- Directed by: Dziga Vertov
- Written by: Dziga Vertov
- Cinematography: Mark Magidson Bentsion Monastyrsky Dmitri Surensky
- Distributed by: Amkino Corporation (USA, 1934)
- Release date: 1934;
- Running time: 57 minutes
- Country: Soviet Union
- Language: Silent film

= Three Songs About Lenin =

Three Songs about Lenin

Three Songs About Lenin (Три песни о Ленине) is a 1934 documentary sound film by Ukrainian-Russian filmmaker Dziga Vertov. It is based on three admiring songs sung by anonymous people in Soviet Russia about Vladimir Ilyich Lenin. It is made up of 3 episodes and is 57 minutes long.

== The songs in the film ==
The film opens with some texts on Lenin and his impact on the people, and then continue with three episodes. The first episode opens with the music from the second movement of Beethoven's piano sonata Pathétique, adapted for orchestra. It then moves to the first song My face was in a gloomy prison. The first episode lasts about 19 minutes. The second episode opens with the third movement (funeral march) of Chopin's piano sonata in b-flat minor, adapted for orchestra.
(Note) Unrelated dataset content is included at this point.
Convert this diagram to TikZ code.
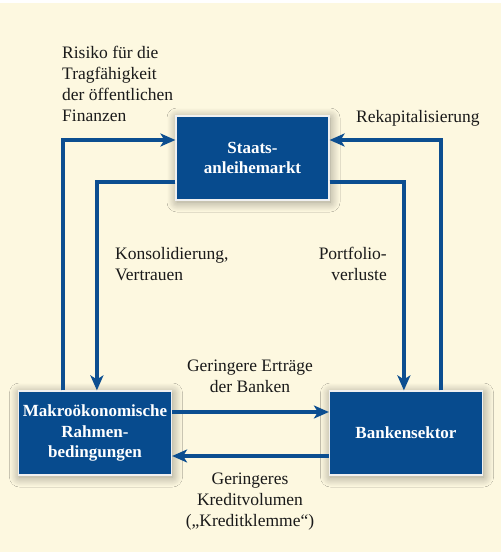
\documentclass[tikz,border=0pt]{standalone}
\usepackage{fontspec}
\setmainfont{Liberation Serif}
\usetikzlibrary{calc,arrows.meta,shadows.blur}

\definecolor{paper}{HTML}{FDF8E0}
\definecolor{boxblue}{HTML}{074B8E}
\definecolor{linkblue}{HTML}{0C4E90}
\definecolor{ink}{HTML}{1A1A1A}

\tikzset{
  block/.style={rectangle, fill=boxblue, draw=white!88!gray, line width=1.2pt,
    minimum width=153pt, minimum height=84pt, inner sep=2pt, align=center,
    text=white, font=\bfseries\fontsize{17}{20.5}\selectfont,
    blur shadow={shadow xshift=1pt, shadow yshift=-2pt,
      shadow blur radius=10pt, shadow blur steps=25, shadow opacity=40}},
  link/.style={draw=linkblue, line width=3.2pt,
    -{Stealth[length=15pt, width=13pt, inset=4pt]}},
  stub/.style={draw=linkblue, line width=4.2pt},
  caption/.style={inner sep=0pt, text=ink, font=\fontsize{17.5}{21}\selectfont}
}

\begin{document}
\begin{tikzpicture}[x=1pt, y=-1pt]
  % page background
  \fill[paper] (0,0) rectangle (501,552);
  \fill[white] (0,0) rectangle (501,3);
  \useasboundingbox (0,0) rectangle (501,552);

  % the three sectors
  \node[block] (market) at (252.5,158) {Staats-\\anleihemarkt};
  \node[block] (macro)  at (95,433)    {Makroökonomische\\Rahmen-\\bedingungen};
  \node[block] (banks)  at (406,433)   {Bankensektor};

  % feedback loops through the bond market
  \draw[link] ($(macro.north west)+(45,0)$) |- ($(market.west)+(0,-18)$);
  \draw[link] ($(market.west)+(0,24)$) -| ($(macro.north west)+(79,0)$);
  \draw[link] ($(banks.north west)+(112,0)$) |- ($(market.east)+(0,-18)$);
  \draw[link] ($(market.east)+(0,24)$) -| ($(banks.north west)+(75,0)$);

  % heavier starts of the loop lines
  \draw[stub] ($(market.west)+(0,24)$) -- ++(-23,0);
  \draw[stub] ($(market.east)+(0,24)$) -- ++(23,0);
  \draw[stub] ($(macro.north west)+(45,0)$) -- ++(0,-26);
  \draw[stub] ($(banks.north west)+(112,0)$) -- ++(0,-26);

  % links between the real economy and the banks
  \draw[link] ($(macro.east)+(0,-21)$) -- ($(banks.west)+(0,-21)$);
  \draw[link] ($(banks.west)+(0,23)$) -- ($(macro.east)+(0,23)$);

  % captions
  \node[caption, anchor=north west, align=left] (risk) at (62,46)
    {Risiko für die\\Tragfähigkeit\\der öffentlichen\\Finanzen};
  \node[caption, anchor=north west, align=left] (recap) at (356,110)
    {Rekapitalisierung};
  \node[caption, anchor=north west, align=left] (consol) at (115,247)
    {Konsolidierung,\\Vertrauen};
  \node[caption, anchor=north east, align=right] (loss) at (387,247)
    {Portfolio-\\verluste};
  \node[caption, anchor=north, align=center] (income) at (250,360)
    {Geringere Erträge\\der Banken};
  \node[caption, anchor=north, align=center] (credit) at (250,473)
    {Geringeres\\Kreditvolumen\\(„Kreditklemme“)};
\end{tikzpicture}
\end{document}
In the middle section of the second song, Vertov uses Wagner's Siegfried's Funeral March in Götterdämmerung, the last installment of Der Ring des Nibelungen. The third song In a big city made of stone, where Tchaikovsky's Waltz of the Flowers is used.

== Later editions ==
In 1969 it was re-edited by Elizaveta Svilova, Ilya Kopalin and Serafima Pumpyanskaya as part of the 1970 Lenin centenary. In the early 1970s, the Anthology Film Archives selected the film for its collection of essential cinema.

This film was restored and released in home media (BD and DVD) by Flicker Alley and Eureka.